Esa tensión es incómoda, y debe serlo. En tiempos de polarización, el centro se vuelve sospechoso porque desafía la identidad o los marcos morales más arraigados. No se enmarca fácilmente en la posición de amigo-enemigo que rige el debate público. Pero es precisamente ahí donde puede recuperar su dignidad política: no como neutralidad, sino como negativa a absolutizar el punto de vista propio.
Tampoco se trata de elevar el centro a una superioridad moral inexistente. La tentación del elitismo —pensar que solo quienes dudan o deliberan merecen hablar— es peligrosísima. La democracia no se agota en el juicio ilustrado, ni se funda solo en el discernimiento racional. También hay afectos, dolores, pasiones e identidades legítimas. La defensa del centro solo es viable si se reconoce como una entre varias formas posibles de compromiso político. No como la más pura, sino como una particularmente difícil: habitar la complejidad sin convertirla en pretexto para la indiferencia.
Entonces, el centro, en su mejor versión, no es un lugar, sino una forma de estar: una actitud crítica, no complaciente; una decisión de juicio, no de evasión; una práctica de ciudadanía que se atreve a pensar cada caso sin manual, sin trincheras. No es la renuncia a tener postura, sino la renuncia a que la postura se convierta en dogma.
Pensar, en política, sigue siendo atreverse a no pertenecer del todo.
Bobbio, N. (2014).

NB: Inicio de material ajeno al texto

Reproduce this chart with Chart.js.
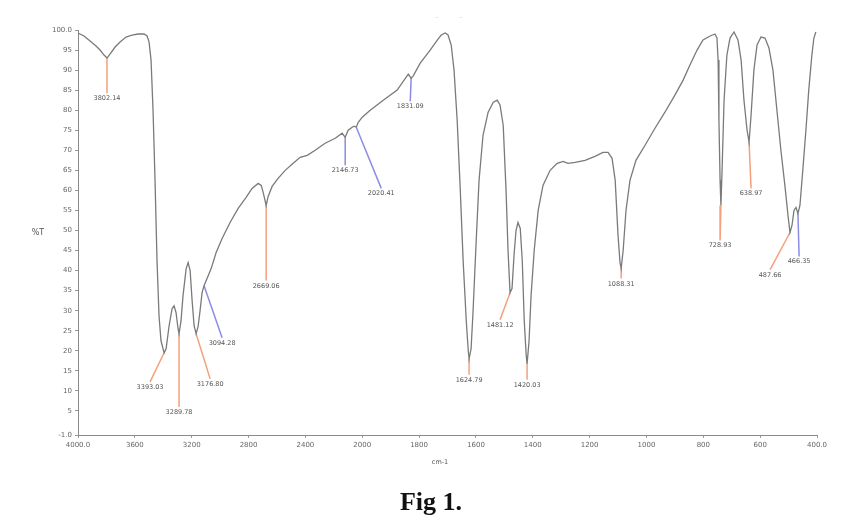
<!DOCTYPE html>
<html><head><meta charset="utf-8">
<script src="https://cdn.jsdelivr.net/npm/chart.js@4"></script>
<style>html,body{margin:0;padding:0;background:#fff;}#wrap{width:863px;height:520px;}</style>
</head><body><div id="wrap"><canvas id="c" width="863" height="520"></canvas></div>
<script>
// ---- data ----
const wavenumbers = [4000,3958,3915,3873,3845,3817,3796,3775,3739,3704,
3662,3620,3577,3535,3514,3500,3486,3472,3458,3444,
3430,3416,3394,3380,3359,3338,3324,3310,3296,3289,
3275,3261,3239,3225,3211,3197,3183,3169,3155,3141,
3127,3113,3092,3063,3028,2986,2930,2873,2817,2775,
2732,2711,2697,2676,2662,2634,2592,2542,2486,2437,
2387,2331,2261,2190,2141,2120,2099,2071,2057,2042,
2028,2000,1972,1926,1877,1838,1828,1821,1796,1761,
1736,1722,1708,1698,1687,1677,1666,1655,1645,1634,
1627,1624,1617,1610,1599,1589,1575,1557,1539,1525,
1515,1504,1494,1487,1480,1473,1466,1459,1452,1444,
1437,1430,1423,1420,1413,1406,1395,1381,1364,1339,
1314,1293,1276,1251,1216,1181,1153,1135,1121,1110,
1100,1093,1089,1082,1072,1058,1037,1005,970,935,
900,871,847,822,801,776,759,752,748,745,
741,738,734,727,717,706,692,678,667,657,
646,639,632,622,611,597,583,569,555,541,
527,513,502,495,488,481,474,467,460,450,
439,429,418,411,404];
const transmittance = [99.25,98.5,97.25,96,95,93.75,93,94,95.75,97,
98.25,98.75,99,99,98.5,97,92.5,80,62.5,42.5,
28.75,22.5,19.5,20.5,26.25,30.5,31.25,29.5,25.5,24.25,
27.5,33.75,40.5,42,40,32.5,26.25,24.25,26,30,
34.5,36.25,38,40.5,44.5,48,52,55.5,58.25,60.5,
61.75,61.25,59.5,56.25,58.5,61,63,65,66.75,68.25,
68.75,70,71.75,73,74.25,73.25,75,75.75,76,75.75,
77,78.25,80,82.5,85,89,88,88.5,91.75,95,
97.5,98.75,99.25,98.75,96.25,90,77.5,60,42.5,27.5,
20,18,20.5,30,47.5,62.5,73.75,79.5,82,82.5,
81.25,76.25,60,45,34.5,35.5,43.75,50,52,50.5,
42.5,27.5,18.75,16.75,22.5,33.75,45,55,61.25,65,
66.75,67.25,66.75,67,67.5,68.5,69.5,69.5,68,62.5,
48.75,42,40.5,45,55,62.5,67.5,71.25,75.5,79.5,
83.75,87.5,91.25,95,97.5,98.5,99,98,92.5,77.5,
62.5,56.25,65,82.5,93.75,98,99.5,97.5,92.5,82.5,
75,72,78.75,90,96.25,98.25,98,95.5,90,80,
70,61.25,53.75,49.5,51.25,55,55.75,54.25,56.25,65,
75,85,93.75,98,99.5];

const peakWn     = [3796,3394,3289,3169,3113,2676,2120,2042,1828,1624,1480,1420,1089,738,639,495,467];
const peakLabels = ["3802.14","3393.03","3289.78","3176.80","3094.28","2669.06","2146.73","2020.41","1831.09","1624.79","1481.12","1420.03","1088.31","728.93","638.97","487.66","466.35"];
const labelWn    = [3796,3493,3289,3070,2986,2676,2120,1933,1831,1624,1515,1420,1089,741,632,565,463];
const labelT     = [84.25,12.25,6,13,23.25,37.5,66.25,60.5,82.25,14,27.75,12.75,38,47.5,60.5,40.25,43.5];
const peakGroup  = ["a","a","a","a","b","a","b","b","b","a","a","a","a","a","a","a","b"];

const xTickValues = [4000,3600,3200,2800,2400,2000,1800,1600,1400,1200,1000,800,600,400];
const xTickLabels = ["4000.0","3600","3200","2800","2400","2000","1800","1600","1400","1200","1000","800","600","400.0"];
const yTickValues = [100,95,90,85,80,75,70,65,60,55,50,45,40,35,30,25,20,15,10,5,-1];
const yTickLabels = ["100.0","95","90","85","80","75","70","65","60","55","50","45","40","35","30","25","20","15","10","5","-1.0"];

// ---- helpers ----
// instrument axis: scale above 2000 cm-1 is compressed by factor 2
function toAxis(v){ return v <= 2000 ? v : 2000 + (v - 2000) / 2; }
function interpT(v){
  for (let i = 0; i < wavenumbers.length - 1; i++){
    const a = wavenumbers[i], b = wavenumbers[i+1];
    if (v <= a && v >= b){
      const t = (a - v) / (a - b);
      return transmittance[i] + t * (transmittance[i+1] - transmittance[i]);
    }
  }
  return transmittance[transmittance.length-1];
}
const groupColor = {a:'#f4a07c', b:'#8c8ce6'};

const datasets = [{
  data: wavenumbers.map((v,i)=>({x:toAxis(v), y:transmittance[i]})),
  borderColor:'#7a7a7a', borderWidth:1.3, pointRadius:0, tension:0, order:0
}];
peakWn.forEach((v,i)=>{
  datasets.push({
    data:[{x:toAxis(v), y:interpT(v)},{x:toAxis(labelWn[i]), y:labelT[i]}],
    borderColor:groupColor[peakGroup[i]], borderWidth:1.5, pointRadius:0, order:1
  });
});

const textPlugin = {
  id:'texts',
  afterDatasetsDraw(chart){
    const {ctx, chartArea, scales:{x,y}} = chart;
    ctx.save();
    ctx.fillStyle = '#555';
    ctx.font = '6.5px "DejaVu Sans"';
    ctx.textAlign = 'center';
    ctx.textBaseline = 'top';
    peakLabels.forEach((t,i)=>{
      const px = x.getPixelForValue(toAxis(labelWn[i]));
      const py = y.getPixelForValue(labelT[i]);
      ctx.fillText(t, px, py + 2);
    });
    ctx.fillStyle = '#555';
    ctx.font = '8px "DejaVu Sans"';
    ctx.textBaseline = 'middle';
    ctx.fillText('%T', chartArea.left - 40, (chartArea.top + chartArea.bottom)/2);
    ctx.font = '6.5px "DejaVu Sans"';
    ctx.fillText('cm-1', 440, chartArea.bottom + 27);
    ctx.fillStyle = '#bbb';
    ctx.fillText('-', 437, 17);
    ctx.fillText('-', 461, 17);
    ctx.fillStyle = '#111';
    ctx.font = 'bold 26px "Liberation Serif"';
    ctx.fillText('Fig 1.', 431, 503);
    ctx.restore();
  }
};

new Chart(document.getElementById('c'), {
  type:'line',
  data:{datasets},
  plugins:[textPlugin],
  options:{
    responsive:false, animation:false, devicePixelRatio:1,
    layout:{padding:{left:30, top:30, right:46, bottom:60}},
    plugins:{legend:{display:false}, tooltip:{enabled:false}},
    scales:{
      x:{
        type:'linear', reverse:true, min:toAxis(400), max:toAxis(4000),
        afterBuildTicks:s=>{ s.ticks = xTickValues.map(v=>({value:toAxis(v)})); },
        afterFit:s=>{ s.height = 25; },
        ticks:{autoSkip:false, maxRotation:0, padding:3, color:'#666',
          font:{size:7, family:'DejaVu Sans'},
          callback:(val)=>{ const k = xTickValues.findIndex(v=>toAxis(v)===val); return k>=0 ? xTickLabels[k] : ''; }},
        grid:{drawOnChartArea:false, drawTicks:true, tickLength:3, color:'#999'},
        border:{display:true, color:'#8a8a8a', width:1}
      },
      y:{
        min:-1, max:100,
        afterBuildTicks:s=>{ s.ticks = yTickValues.map(v=>({value:v})); },
        afterFit:s=>{ s.width = 48; },
        ticks:{autoSkip:false, padding:3, color:'#666',
          font:{size:7, family:'DejaVu Sans'},
          callback:(val)=>{ const k = yTickValues.indexOf(val); return k>=0 ? yTickLabels[k] : ''; }},
        grid:{drawOnChartArea:false, drawTicks:true, tickLength:3, color:'#999'},
        border:{display:true, color:'#8a8a8a', width:1}
      }
    }
  }
});
</script></body></html>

Derecha e izquierda. Taurus.
Mouffe, C. (1999). El retorno de lo político: comunidad, ciudadanía, pluralismo, democracia radica. Paidós Ibérica. Visible en: https://josemramon.com/wp-content/uploads/Chantal-Mouffe-El-Retorno-de-Lo-Politico.pdf
Pérez, G. (1996). Jacques Ranciére, El desacuerdo. Política y filosofía, Buenos Aires, Nueva Visión, 1996, 176 páginas. Visible en: https://ridaa.unq.edu.ar/handle/20.500.11807/1443
Arendt, H., & Poljak, A. (1996). Entre el pasado y el futuro (pp. 269-301). Barcelona: Península.